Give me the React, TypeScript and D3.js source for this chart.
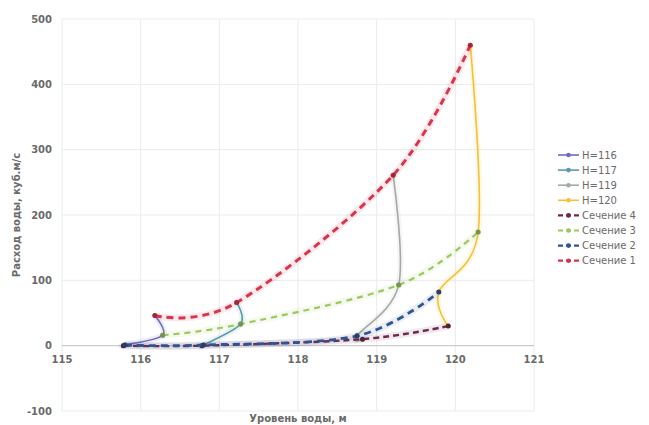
import React from "react";
import * as d3 from "d3";

const W = 649;
const H = 425;

const hLevels = ["H=116", "H=117", "H=119", "H=120"];
const hColors = ["#6f6cc0", "#5a9aac", "#a2aaa2", "#f4c232"];

const sectionNames = ["Сечение 4", "Сечение 3", "Сечение 2", "Сечение 1"];
const sectionColors = ["#6e2a4c", "#9cc85e", "#2f5590", "#d8344a"];

// Section rating curves (level, m ; discharge, m3/s) at H=116,117,119,120
const sec1Level = [116.18, 117.22, 119.21, 120.19];
const sec1Q = [46, 66, 261, 460];
const sec2Level = [115.8, 116.8, 118.75, 119.79];
const sec2Q = [1, 1, 15, 82];
const sec3Level = [116.28, 117.27, 119.28, 120.29];
const sec3Q = [16, 33, 93, 174];
const sec4Level = [115.78, 116.78, 118.82, 119.91];
const sec4Q = [0, 0, 10, 30];

const xTicks = [115, 116, 117, 118, 119, 120, 121];
const yTicks = [-100, 0, 100, 200, 300, 400, 500];

type P = [number, number];

const zip = (a: number[], b: number[]): P[] => a.map((v, i) => [v, b[i]]);

const sections: P[][] = [
  zip(sec4Level, sec4Q),
  zip(sec3Level, sec3Q),
  zip(sec2Level, sec2Q),
  zip(sec1Level, sec1Q),
];

// H lines go through sections 1 -> 3 -> 2 -> 4
const hSeries: P[][] = hLevels.map((_, i) => [
  [sec1Level[i], sec1Q[i]],
  [sec3Level[i], sec3Q[i]],
  [sec2Level[i], sec2Q[i]],
  [sec4Level[i], sec4Q[i]],
]);

const FONT = "'DejaVu Sans', Verdana, sans-serif";

export default function App() {
  const x = d3.scaleLinear().domain([115, 121]).range([62, 534]);
  const y = d3.scaleLinear().domain([-100, 500]).range([411, 19]);
  const line = d3
    .line<P>()
    .x((d) => x(d[0]))
    .y((d) => y(d[1]))
    .curve(d3.curveCardinal.tension(0));

  const secWidths = [2.4, 2.2, 2.8, 3];
  const secDash = ["6,4", "6,5", "7,5", "7,5"];

  return (
    <svg
      width={W}
      height={H}
      style={{ position: "absolute", left: 0, top: 0, background: "#fff" }}
    >
      {/* grid */}
      {yTicks.map((t) => (
        <line key={"gy" + t} x1={x(115)} x2={x(121)} y1={y(t)} y2={y(t)} stroke="#ebebeb" strokeWidth={1} />
      ))}
      {xTicks.map((t) => (
        <line key={"gx" + t} x1={x(t)} x2={x(t)} y1={y(500)} y2={y(-100)} stroke="#ebebeb" strokeWidth={1} />
      ))}
      {/* zero axis */}
      <line x1={x(115)} x2={x(121)} y1={y(0)} y2={y(0)} stroke="#c4c4c4" strokeWidth={1} />

      {/* tick labels */}
      {yTicks.map((t) => (
        <text
          key={"ty" + t}
          x={52}
          y={y(t)}
          dy="0.35em"
          textAnchor="end"
          fontFamily={FONT}
          fontSize={10}
          fontWeight="bold"
          fill="#6a6a6a"
        >
          {t}
        </text>
      ))}
      {xTicks.map((t) => (
        <text
          key={"tx" + t}
          x={x(t)}
          y={y(0) + 17}
          textAnchor="middle"
          fontFamily={FONT}
          fontSize={10}
          fontWeight="bold"
          fill="#6a6a6a"
        >
          {t}
        </text>
      ))}

      {/* axis titles */}
      <text
        x={298}
        y={422}
        textAnchor="middle"
        fontFamily={FONT}
        fontSize={10}
        fontWeight="bold"
        fill="#6a6a6a"
      >
        Уровень воды, м
      </text>
      <text
        transform={`translate(20,${y(200)}) rotate(-90)`}
        textAnchor="middle"
        fontFamily={FONT}
        fontSize={10}
        fontWeight="bold"
        fill="#6a6a6a"
      >
        Расход воды, куб.м/с
      </text>

      {/* H series */}
      {hSeries.map((s, i) => (
        <g key={"h" + i}>
          <path d={line(s) || ""} fill="none" stroke={hColors[i]} strokeWidth={6} strokeOpacity={0.12} />
          <path d={line(s) || ""} fill="none" stroke={hColors[i]} strokeWidth={1.6} />
          {s.map((p, j) => (
            <circle key={j} cx={x(p[0])} cy={y(p[1])} r={2.3} fill={hColors[i]} />
          ))}
        </g>
      ))}

      {/* Sections */}
      {sections.map((s, i) => (
        <g key={"s" + i}>
          <path d={line(s) || ""} fill="none" stroke={sectionColors[i]} strokeWidth={7} strokeOpacity={0.1} />
          <path
            d={line(s) || ""}
            fill="none"
            stroke={sectionColors[i]}
            strokeWidth={secWidths[i]}
            strokeDasharray={secDash[i]}
          />
          {s.map((p, j) => (
            <circle key={j} cx={x(p[0])} cy={y(p[1])} r={2.5} fill={d3.color(sectionColors[i])!.darker(0.8).toString()} />
          ))}
        </g>
      ))}

      {/* legend */}
      {[...hLevels, ...sectionNames].map((name, i) => {
        const ly = 155 + i * 15.1;
        const isSec = i >= 4;
        const c = isSec ? sectionColors[i - 4] : hColors[i];
        return (
          <g key={"l" + i}>
            <line
              x1={558}
              x2={579}
              y1={ly}
              y2={ly}
              stroke={c}
              strokeWidth={isSec ? 2.2 : 1.6}
              strokeDasharray={isSec ? "5,3" : undefined}
            />
            <circle cx={568.5} cy={ly} r={2.3} fill={c} />
            <text x={582} y={ly} dy="0.35em" fontFamily={FONT} fontSize={10} fill="#6a6a6a">
              {name}
            </text>
          </g>
        );
      })}
    </svg>
  );
}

- **The exercise**: Extract from the material all lines containing the string "React".

- **Solution to the exercise**:
Give me the React, TypeScript and D3.js source for this chart.
import React from "react";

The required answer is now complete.